Check out this thread.

To summarize a couple of points I made in that thread:

  1. To say that humans are 99.9% genetically identical to one another indicates that they differ on average by one out of every 1000 base pairs (not genes) in the genome. (I’m not going to go into here the differences in percentages between coding and non-coding - so-called “junK” DNA. Suffice it to say that coding regions, being constrained by natural selection, show less variability than non-coding regions.)

  2. The average gene consists of 2000-3000 base pairs, so one may expect about 2-3 differences per gene. However, some differences in base pairs are “synonomous,” or redundant, and have no effect at all on the gene product produced. Others may result in a difference in the amino acid sequence in the enzyme produced, but have no effect on the actual enzyme function.

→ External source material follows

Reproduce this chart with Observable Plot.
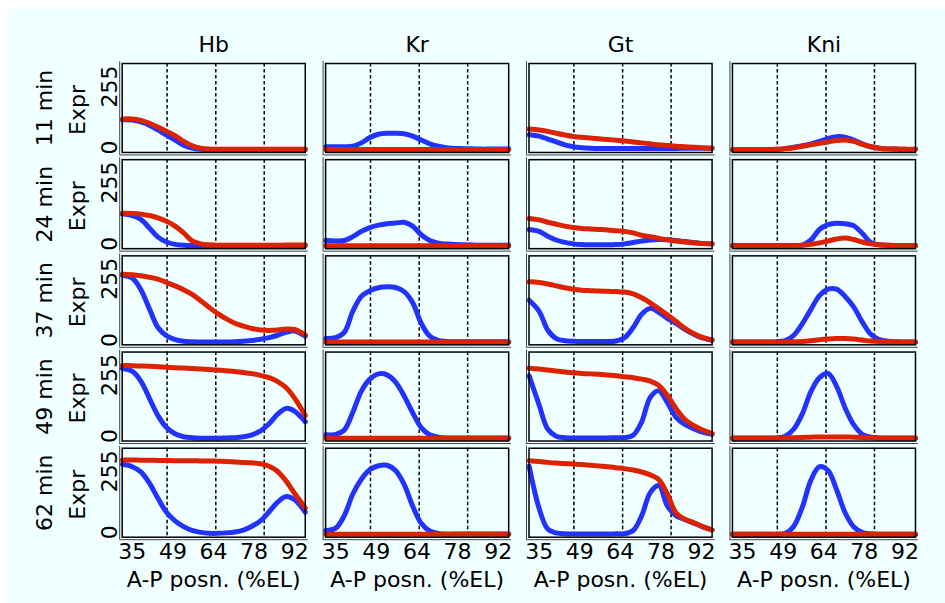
<!DOCTYPE html>
<html><head><meta charset="utf-8">
<script src="https://cdn.jsdelivr.net/npm/d3@7"></script>
<script src="https://cdn.jsdelivr.net/npm/@observablehq/plot@0.6"></script>
<style>
html,body{margin:0;padding:0;background:#fff;}
#chart{position:absolute;left:8px;top:9px;width:937px;height:594px;background:#f0ffff;}
</style></head><body><div id="chart"></div>
<script>
const genes = ["Hb", "Kr", "Gt", "Kni"];
const times = [11, 24, 37, 49, 62];
const positions = [31.5,35,38,41,44,47,50,53,56,59,62,65,68,71,74,77,80,83,86,89,92,95.7];
const xTicks = [35, 49.25, 63.5, 77.75, 92];
const yTicks = [0, 255];
const guideLines = [47.2, 64.3, 81.3];
const xTitle = "A-P posn. (%EL)";
const yTitle = "Expr";

// blue series, one row per time point
const hbBlue = [
  [126,125,118,104,84,62,42,20,8,3,2,2,2,2,2,2,2,2,2,2,2,2],
  [134,128,112,76,38,18,8,4,3,3,3,3,3,3,3,3,3,3,3,3,3,3],
  [280,268,220,140,62,28,12,5,3,2,2,2,2,3,5,8,13,20,30,42,48,26],
  [292,280,240,168,96,46,20,8,4,2,2,2,3,4,8,16,32,62,102,126,114,70],
  [294,284,262,215,152,94,58,34,18,10,6,6,8,12,20,36,58,96,136,160,146,94]
];
const krBlue = [
  [14,14,14,16,30,52,66,70,70,68,58,42,26,16,10,7,6,5,4,4,4,4],
  [24,22,24,40,62,78,88,94,97,100,84,48,24,13,9,7,6,5,4,4,4,4],
  [16,20,42,130,192,216,228,232,229,212,166,80,26,8,4,3,3,3,3,3,3,3],
  [16,18,36,110,198,248,270,266,236,178,108,46,16,6,3,3,3,3,3,3,3,3],
  [18,28,80,170,232,272,288,290,268,210,120,48,16,6,3,3,3,3,3,3,3,3]
];
const gtBlue = [
  [64,58,46,34,22,14,10,8,7,7,7,7,7,7,7,7,7,7,8,8,8,8],
  [70,62,42,26,16,10,7,6,6,6,7,10,16,22,26,28,27,24,20,16,12,9],
  [176,130,52,16,7,5,4,4,4,4,6,20,62,118,142,126,100,80,56,36,20,9],
  [262,140,40,10,4,3,3,3,3,3,4,4,14,70,172,200,150,90,60,42,28,18],
  [286,110,24,8,4,3,3,3,3,3,4,5,18,80,176,205,120,80,64,50,35,20]
];
const kniBlue = [
  [2,2,2,2,2,3,6,12,18,26,36,48,56,54,42,26,14,8,5,4,3,3],
  [3,3,3,3,3,3,3,3,5,26,70,90,96,94,86,54,16,6,4,3,3,3],
  [2,2,2,2,2,3,8,30,78,138,195,222,222,192,148,86,34,12,5,3,2,2],
  [2,2,2,2,2,3,10,40,104,196,254,272,218,128,58,18,6,3,2,2,2,2],
  [2,2,2,2,2,2,6,36,116,228,284,268,188,92,34,10,4,2,2,2,2,2]
];
// red series, one row per time point
const hbRed = [
  [130,130,124,112,96,78,60,36,18,8,4,3,3,3,3,3,3,3,3,3,3,3],
  [138,137,134,128,118,104,84,56,22,10,6,4,4,4,4,4,4,4,4,5,5,5],
  [284,282,278,272,264,250,236,220,200,174,146,120,98,80,68,58,52,50,52,56,54,32],
  [305,304,303,302,300,298,296,294,292,290,288,286,283,280,276,271,264,254,238,212,168,96],
  [312,312,311,311,310,310,309,309,309,308,308,307,306,304,302,300,296,286,264,224,172,112]
];
const krRed = [
  [2,2,2,2,2,2,2,2,2,2,2,2,2,2,2,2,2,2,2,2,2,2],
  [2,2,2,2,2,2,2,2,2,2,2,2,2,2,2,2,2,2,2,2,2,2],
  [2,2,2,2,2,2,2,2,2,2,2,2,2,2,2,2,2,2,2,2,2,2],
  [2,2,2,2,2,2,2,2,2,2,2,2,2,2,2,2,2,2,2,2,2,2],
  [2,2,2,2,2,2,2,2,2,2,2,2,2,2,2,2,2,2,2,2,2,2]
];
const gtRed = [
  [88,84,78,70,63,57,53,50,47,44,41,38,34,30,26,22,19,16,14,12,10,8],
  [116,110,100,92,84,78,74,72,70,68,65,62,56,46,40,33,27,22,18,15,12,10],
  [253,250,244,236,228,222,218,216,214,213,212,210,202,186,165,140,115,88,60,38,22,10],
  [294,290,286,282,278,275,272,270,268,265,262,258,254,248,240,222,180,126,82,56,38,22],
  [309,306,302,299,297,295,293,290,287,284,280,276,270,262,250,230,170,92,66,52,36,20]
];
const kniRed = [
  [2,2,2,2,2,3,6,10,16,22,28,34,40,42,36,24,14,8,5,4,3,3],
  [2,2,2,2,2,2,2,2,4,8,14,22,30,34,28,18,10,6,4,3,3,3],
  [2,2,2,2,2,2,2,3,4,7,11,14,16,16,14,10,6,4,3,2,2,2],
  [3,3,3,3,3,3,3,4,5,6,7,7,7,7,6,5,4,3,3,3,3,3],
  [2,2,2,2,2,2,2,2,2,2,2,2,2,2,2,2,2,2,2,2,2,2]
];

const blueByGene = {Hb: hbBlue, Kr: krBlue, Gt: gtBlue, Kni: kniBlue};
const redByGene = {Hb: hbRed, Kr: krRed, Gt: gtRed, Kni: kniRed};

function toRows(byGene) {
  const out = [];
  genes.forEach(g => times.forEach((t, ti) => positions.forEach((x, xi) =>
    out.push({gene: g, time: t, x, v: byGene[g][ti][xi]}))));
  return out;
}
const blueRows = toRows(blueByGene);
const redRows = toRows(redByGene);
const yTickRows = times.flatMap(t => yTicks.map(v => ({time: t, v})));
const xTickRows = genes.flatMap(g => xTicks.map(v => ({gene: g, v})));
const xMin = 31.45, xMax = 95.7, yMin = -10, yMax = 361;
const mid = {textAnchor: "middle", lineAnchor: "middle"};

const chart = Plot.plot({
  width: 937,
  height: 594,
  marginLeft: 113.7,
  marginRight: 30,
  marginTop: 54,
  marginBottom: 66.3,
  style: {fontFamily: "DejaVu Sans", fontSize: "22px", background: "transparent", color: "black", overflow: "visible"},
  x: {domain: [xMin, xMax], axis: null},
  y: {domain: [yMin, yMax], axis: null},
  fx: {domain: genes, paddingInner: 0.1, paddingOuter: 0, round: false, axis: null},
  fy: {domain: times, paddingInner: 0.075, paddingOuter: 0, round: false, axis: null},
  marks: [
    Plot.ruleX(guideLines, {stroke: "black", strokeWidth: 1.5, strokeDasharray: "3.5,2.5"}),
    Plot.lineY(blueRows, {x: "x", y: "v", fx: "gene", fy: "time", stroke: "#2233ff", strokeWidth: 5, curve: "catmull-rom"}),
    Plot.lineY(redRows, {x: "x", y: "v", fx: "gene", fy: "time", stroke: "#dd2200", strokeWidth: 5, curve: "catmull-rom"}),
    Plot.ruleX([xMin], {dx: -2.5, stroke: "#444", strokeWidth: 1, y1: yMin - 10, y2: yMax + 8}),
    Plot.ruleY([yMin], {dy: 2.5, stroke: "#444", strokeWidth: 1, x1: xMin - 0.9, x2: xMax + 1}),
    Plot.frame({stroke: "black", strokeWidth: 1.5}),
    Plot.text(yTickRows, {fx: () => genes[0], fy: "time", y: "v", text: d => String(d.v), frameAnchor: "left", ...mid, rotate: -90, dx: -11.8, dy: -2.5}),
    Plot.text(times, {fx: () => genes[0], fy: d => d, frameAnchor: "left", ...mid, rotate: -90, dx: -43.8, dy: 2, text: () => yTitle}),
    Plot.text(times, {fx: () => genes[0], fy: d => d, frameAnchor: "left", ...mid, rotate: -90, dx: -77.5, text: d => `${d} min`}),
    Plot.text(genes, {fx: d => d, fy: () => times[0], frameAnchor: "top", ...mid, dy: -19, text: d => d}),
    Plot.text(xTickRows, {fx: "gene", fy: () => times[times.length - 1], x: "v", frameAnchor: "bottom", ...mid, dy: 14.6, text: d => String(Math.round(d.v))}),
    Plot.text(genes, {fx: d => d, fy: () => times[times.length - 1], frameAnchor: "bottom", ...mid, dy: 43, text: () => xTitle})
  ]
});
document.getElementById("chart").appendChild(chart);
</script>
</body></html>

  3. The upshot of all this is, that a 0.1% difference in base pairs will result in (very approximately) a 10% difference in gene products; that is, one out of every 10 genes will be functionally different in some way.

  4. It should be evident from this, that a 0.6% difference between chimps and humans will produce a correspondingly greater difference in gene products.

The 99.whatever measurement is outdated. I forget what more recent measures are, but they’re significantly less – though still within the mid-90s.

Colibri: Can you clarify the math in #3? Are you makeing an estimate based on the fact that even though every gene is likely to have some base pair differences, only about 10% will have base pair difference that exhibit themselves in the phenotype? Is the 10% number your guess, or is it generally accepted by geneticists? Any actually data to confirm the number?

BTW, I have referenced your explanation (back in my “99.9% thread”) quite frequently in the last few weeks. It’s been very helpful in the GD forum even. Not sure if you visit there often.

I’ll refer you to this article that I cited in the other thread. The figure is based on both empirical observations and calculations based on observed substitution rates.

And:

Bolding mine.

I sometimes read the threads but rarely post. If I started to get involved in debates I’d never get anything done.

Actually, I just submitted a paper to Journal of Biological Chemistry that touches on this. His estimation is excessive. In general, looking at codon to amino acid correspondences, a broad cross section of coding sequences (a gene is really more than just the protein coding sequence) could come up to about 50% “silent mutation” tolerance. Thus, roughly 50% of the basepair mutants would have a different amino acid sequence.

HOWEVER, unless the amino acid sequence is the “phenotype”, it should also be noted that a “non-silent” mutation at the amino acid sequence level could still end up being functionally identical at the folded protein level.

Originally posted by **Q.E.D. **

I don’t know why it would, I was asking if it did.